In the "Advanced" tab "User Profile" section, click "Settings":

enter image description here

The user profile (stored in C:\Users\Bob) will appear as "Account Unknown" since you deleted the Bob user account. Select it and click "Delete":

enter image description here

The C:\Users\Bob folder will be deleted.

Solution 2:

When you delete the user account, it does not remove the profile folder, and now that the folder is no longer associated with a user profile, it will be listed as "Account Unknown" as you observed.

You can safely delete any "Account Unknows" from the System Properties dialog, but this may still not completely remove the users' directory.

If it has not, and User\Bob is still a thing and not canned like his sorry a$$ was, then you should be able to manually go through and delete the profile. Sometimes these profiles can go very deep, with lots of nested folders that do not delete properly, or even locked files.

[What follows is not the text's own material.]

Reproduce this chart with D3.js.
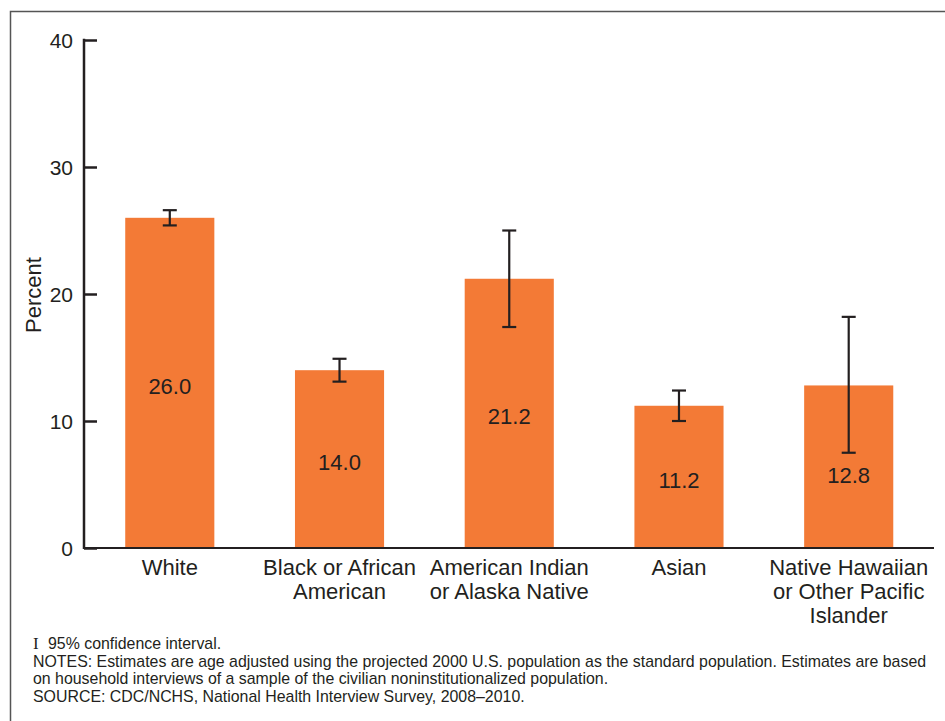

Taking ownership of the folder and giving yourself Full Control of all the folders, subfolders, and files, should help, as well as shortening the names of any folders that may extend beyond the path length limit.

Standard procedures for deleting large and complex folders apply here as well:

  • Delete a few subfolders at a time, rather than just trying to get all of them in one go.
  • Remove Read Only permissions on the files.
  • Make sure you've got the appropriate permissions on your own account to do the deletion.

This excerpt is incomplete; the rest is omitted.